Parseghian had a front-row seat for Michigan State's latest wager: a fake punt pass into the wind with a 10-point deficit in the fourth quarter on the road.
It's called "Mousetrap" because, as coach Mark Dantonio explained, "We had to get them to take the cheese."
Michigan State fooled Northwestern, and punter Aaron Bates found redshirt freshman receiver Bennie Fowler for a 23-yard completion. The Spartans scored on the next play and went on to win 35-27, preserving their perfect record while improving to 8-0.
Bates, who also made the unforgettable pass on "Little Giants," now boasts a passer rating of 475.
"I just felt like we had to take the shot," said Dantonio, who returned to the field Saturday for the first time since calling "Little Giants."
Michigan State had installed the play specifically for the Northwestern game, and although the situation to use it was far from ideal, players such as receiver Keith Nichol knew Dantonio would pull the trigger.
"It gives us that motivation to go out there, that extra yard, that extra inch, make that big play," Nichol said, "knowing that he's going to trust us to make another big play. It gives our whole team a lot more confidence when the coach does something like that."
Wisconsin knows the feeling after coach Bret Bielema took the biggest gamble of his coaching career. The Badgers trailed 30-24 at Iowa's Kinnick Stadium and faced fourth-and-4 from their own 26-yard line with about six minutes left in the game.
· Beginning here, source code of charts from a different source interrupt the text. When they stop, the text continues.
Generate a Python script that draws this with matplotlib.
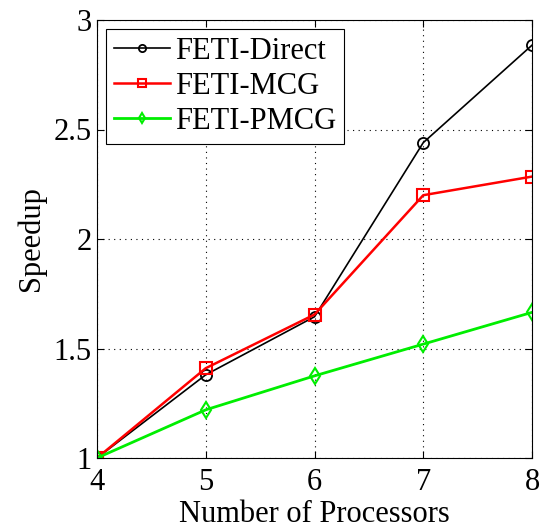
import matplotlib
matplotlib.use("Agg")
import matplotlib.pyplot as plt

processors = [4, 5, 6, 7, 8]
feti_direct = [1.0, 1.38, 1.645, 2.44, 2.885]
feti_mcg = [1.0, 1.41, 1.655, 2.20, 2.285]
feti_pmcg = [1.0, 1.22, 1.375, 1.52, 1.665]
xticks = [4, 5, 6, 7, 8]
yticks = [1, 1.5, 2, 2.5, 3]
ytick_labels = ["1", "1.5", "2", "2.5", "3"]

plt.rcParams['font.family'] = ['Liberation Serif', 'DejaVu Serif']

fig = plt.figure(figsize=(5.46, 5.29), dpi=100)
ax = fig.add_axes([97/546, 1 - 458/529, (532 - 97)/546, (458 - 20)/529])

ax.plot(processors, feti_direct, color='black', lw=1.2, marker='o', ms=8,
        mfc='none', mec='black', mew=1.3, label='FETI-Direct')
ax.plot(processors, feti_mcg, color='red', lw=1.8, marker='s', ms=9,
        mfc='none', mec='red', mew=1.5, label='FETI-MCG')
ax.plot(processors, feti_pmcg, color='#00ee00', lw=2.0, marker='d', ms=8,
        mfc='none', mec='#00ee00', mew=1.5, label='FETI-PMCG')

ax.set_xlim(4, 8)
ax.set_ylim(1, 3)
ax.set_xticks(xticks)
ax.set_yticks(yticks)
ax.set_yticklabels(ytick_labels)
ax.tick_params(direction='in', length=5, labelsize=22, width=0.8,
               top=True, right=True)
ax.tick_params(axis='x', pad=7)
ax.tick_params(axis='y', pad=4)
ax.grid(True, color='black', linestyle=(0, (1, 4)), linewidth=0.8)
for s in ax.spines.values():
    s.set_linewidth(0.8)

ax.set_xlabel('Number of Processors', fontsize=22, labelpad=2)
ax.set_ylabel('Speedup', fontsize=22, labelpad=5)

leg = ax.legend(loc='upper left', fontsize=22, frameon=True, fancybox=False,
                edgecolor='black', framealpha=1, borderaxespad=0.3,
                handlelength=1.85, handletextpad=0.15, labelspacing=0.2,
                borderpad=0.25, markerscale=0.65)
leg.get_frame().set_linewidth(0.8)

fig.savefig('out.png', dpi=100)
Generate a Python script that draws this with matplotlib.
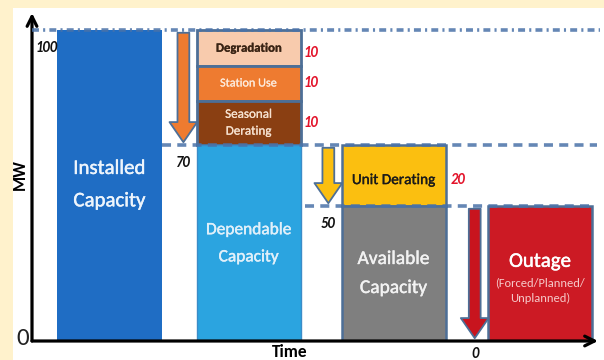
import numpy as np
import matplotlib
matplotlib.use("Agg")
import matplotlib.pyplot as plt
import matplotlib.patheffects as pe
from matplotlib.patches import Rectangle

# capacity build-down, MW
installed_mw = 100
loss_names = ["Degradation", "Station Use", "Seasonal\nDerating"]
loss_mw = [10, 10, 10]
unit_derating_mw = 20
column_names = ["Installed\nCapacity", "Dependable\nCapacity", "Available\nCapacity", "Outage"]
outage_note = "(Forced/Planned/\nUnplanned)"

dependable_mw = installed_mw - sum(loss_mw)
available_mw = dependable_mw - unit_derating_mw
remaining_mw = available_mw - available_mw  # after a full outage

# schematic (piecewise) vertical axis: MW -> drawing height
axis_mw = [0, 50, 70, 80, 90, 100, 105]
axis_h = [0, 135, 196, 240.5, 275.5, 311, 328]

CREAM = "#fff2cc"
EDGE = "#4d6f97"
LINE = "#4a72a8"
loss_colors = ["#f8cbad", "#ee7b30", "#8a3f12"]
loss_text = ["#3a2414", "#fde9d9", "#f6e1cf"]
loss_size = [9.2, 8.8, 9.4]

plt.rcParams["font.family"] = ["Carlito", "Lato", "DejaVu Sans"]
plt.rcParams["lines.scale_dashes"] = False


def fwd(v):
    return np.interp(v, axis_mw, axis_h)


def inv(h):
    return np.interp(h, axis_h, axis_mw)


def heavy(color, w=0.3):
    # slightly thicker strokes for the labels inside the boxes
    return [pe.withStroke(linewidth=w, foreground=color)]


fig = plt.figure(figsize=(6.04, 3.6), dpi=100, facecolor=CREAM)
fig.add_artist(Rectangle((13 / 604, 0), 1, 352 / 360, transform=fig.transFigure,
                         fc="white", ec="none", zorder=-10))
ax = fig.add_axes([32 / 604, 19 / 360, 566 / 604, 328 / 360])
ax.set_yscale("function", functions=(fwd, inv))
ax.set_xlim(-0.54, 3.404)
ax.set_ylim(0, 105)
ax.patch.set_visible(False)
for s in ax.spines.values():
    s.set_visible(False)
ax.set_xticks([])
ax.set_yticks([])
ax.minorticks_off()

# axes with arrow heads
for tip in [(0, 1), (1, 0)]:
    ax.annotate("", xy=tip, xytext=(0, 0), xycoords="axes fraction",
                arrowprops=dict(arrowstyle="->,head_length=0.7,head_width=0.35",
                                lw=2.3, color="black", shrinkA=0, shrinkB=0))

col_x = [0, 0.97, 1.98, 3.0]
bar_w = 0.725
arrow_dx = -0.455

# installed
ax.bar(col_x[0], installed_mw, bar_w, color="#1f6dc4", zorder=2)
ax.text(col_x[0], 57, column_names[0], ha="center", va="center",
        color="#eef5fc", fontsize=15, linespacing=2.1, path_effects=heavy("#eef5fc"))

# losses stacked on top of dependable capacity
top = installed_mw
for name, mw, fc, tc, fs in zip(loss_names, loss_mw, loss_colors, loss_text, loss_size):
    ax.bar(col_x[1], -mw, bar_w, bottom=top, color=fc, edgecolor=EDGE, lw=2, zorder=2)
    mid = top - mw / 2
    ax.text(col_x[1], mid, name, ha="center", va="center", color=tc, fontsize=fs,
            fontweight="bold" if tc == "#3a2414" else "normal", linespacing=1.65,
            path_effects=heavy(tc, 0.15), zorder=3)
    ax.text(col_x[1] + bar_w / 2 + 0.07, mid - (1.5 if top == installed_mw else 0), str(mw),
            ha="center", va="center", color="#e3142b", fontsize=10.5,
            fontweight="bold", fontstyle="italic", zorder=3)
    top -= mw

ax.bar(col_x[1], dependable_mw, bar_w, color="#2ba4e0", edgecolor="#3a8cc8", lw=1, zorder=2)
ax.text(col_x[1], 36, column_names[1], ha="center", va="center",
        color="#e1f0fa", fontsize=12.5, linespacing=2.2, path_effects=heavy("#e1f0fa"))

# unit derating and available capacity
ax.bar(col_x[2], -unit_derating_mw, bar_w, bottom=dependable_mw, color="#fbbf10",
       edgecolor=EDGE, lw=1.8, zorder=2)
ax.text(col_x[2], dependable_mw - unit_derating_mw / 2 - 1.5, "Unit Derating",
        ha="center", va="center", color="#1a1a1a", fontsize=11,
        path_effects=heavy("#1a1a1a", 0.25), zorder=3)
ax.text(col_x[2] + bar_w / 2 + 0.085, dependable_mw - unit_derating_mw / 2 - 1.5,
        str(unit_derating_mw), ha="center", va="center", color="#e3142b",
        fontsize=10.5, fontweight="bold", fontstyle="italic")
ax.bar(col_x[2], available_mw, bar_w, color="#7f7f7f", edgecolor=EDGE, lw=1.8, zorder=2)
ax.text(col_x[2], 25, column_names[2], ha="center", va="center",
        color="#f2f2f2", fontsize=14, linespacing=2.0, path_effects=heavy("#f2f2f2"))

# outage
ax.bar(col_x[3], available_mw - remaining_mw, bar_w, bottom=remaining_mw,
       color="#cc1a24", edgecolor=EDGE, lw=1.8, zorder=2)
ax.text(col_x[3], 29.5, column_names[3], ha="center", va="center",
        color="white", fontsize=15, path_effects=heavy("white"))
ax.text(col_x[3], 18.5, outage_note, ha="center", va="center",
        color="#f6c9c9", fontsize=9, linespacing=1.5)

# step-down arrows
steps = [(installed_mw, dependable_mw, "#ee7b30"),
         (dependable_mw, available_mw, "#fbbf10"),
         (available_mw, remaining_mw, "#c8141e")]
for i, (y0, y1, fc) in enumerate(steps):
    x = col_x[i + 1] + arrow_dx
    ax.annotate("", xy=(x, y1), xytext=(x, y0),
                arrowprops=dict(arrowstyle="simple,head_length=1.45,head_width=2.0,tail_width=0.85",
                                mutation_scale=10, fc=fc, ec=EDGE, lw=1.3,
                                shrinkA=2, shrinkB=2), zorder=4)

# reference levels
x_end = 3.40
ax.plot([-0.54, x_end + 0.02], [installed_mw] * 2, color=LINE, lw=2.6,
        ls=(0, (5, 3, 1.5, 3)), alpha=0.85, zorder=5, clip_on=False)
ax.plot([col_x[1] + arrow_dx - 0.15, x_end], [dependable_mw] * 2, color=LINE, lw=2.6,
        ls=(0, (6.5, 4.5)), alpha=0.85, zorder=5, clip_on=False)
ax.plot([col_x[2] + arrow_dx - 0.16, x_end - 0.03], [available_mw] * 2, color=LINE, lw=2.6,
        ls=(0, (6.5, 4.5)), alpha=0.85, zorder=5, clip_on=False)

# level values under each line
level_x = [-0.435, col_x[1] + arrow_dx, col_x[2] + arrow_dx, col_x[3] + arrow_dx]
for x, mw in zip(level_x, [installed_mw, dependable_mw, available_mw, remaining_mw]):
    ax.annotate(str(mw), xy=(x, mw), xytext=(0, -13 if mw else -9), textcoords="offset points",
                ha="center", va="center", fontsize=10.5, fontweight="bold",
                fontstyle="italic", color="#111111", annotation_clip=False)

ax.annotate("0", xy=(0, 0), xycoords="axes fraction", xytext=(-7, 2),
            textcoords="offset points", ha="center", va="center",
            fontsize=18, color="#222222")
fig.text(20 / 604, 1 - 175 / 360, "MW", rotation=90, ha="center", va="center",
         fontsize=12.5, fontweight="bold")
fig.text(290 / 604, 1 - 352 / 360, "Time", ha="center", va="center",
         fontsize=12.5, fontweight="bold")

fig.savefig("out.png", dpi=100, facecolor=CREAM)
"Once we saw the personnel out on the field, it was game on," Bielema said.
Bielema called for "Chain," a play installed only days earlier, and designed to -- you guessed it -- move the chains. Punter Brad Nortman followed second-string guard Ryan Groy and raced up the gut for 17 yards.
Eleven plays later, Montee Ball scored the winning touchdown. Wisconsin notched back-to-back signature wins and kept its hopes for a BCS bowl very much alive.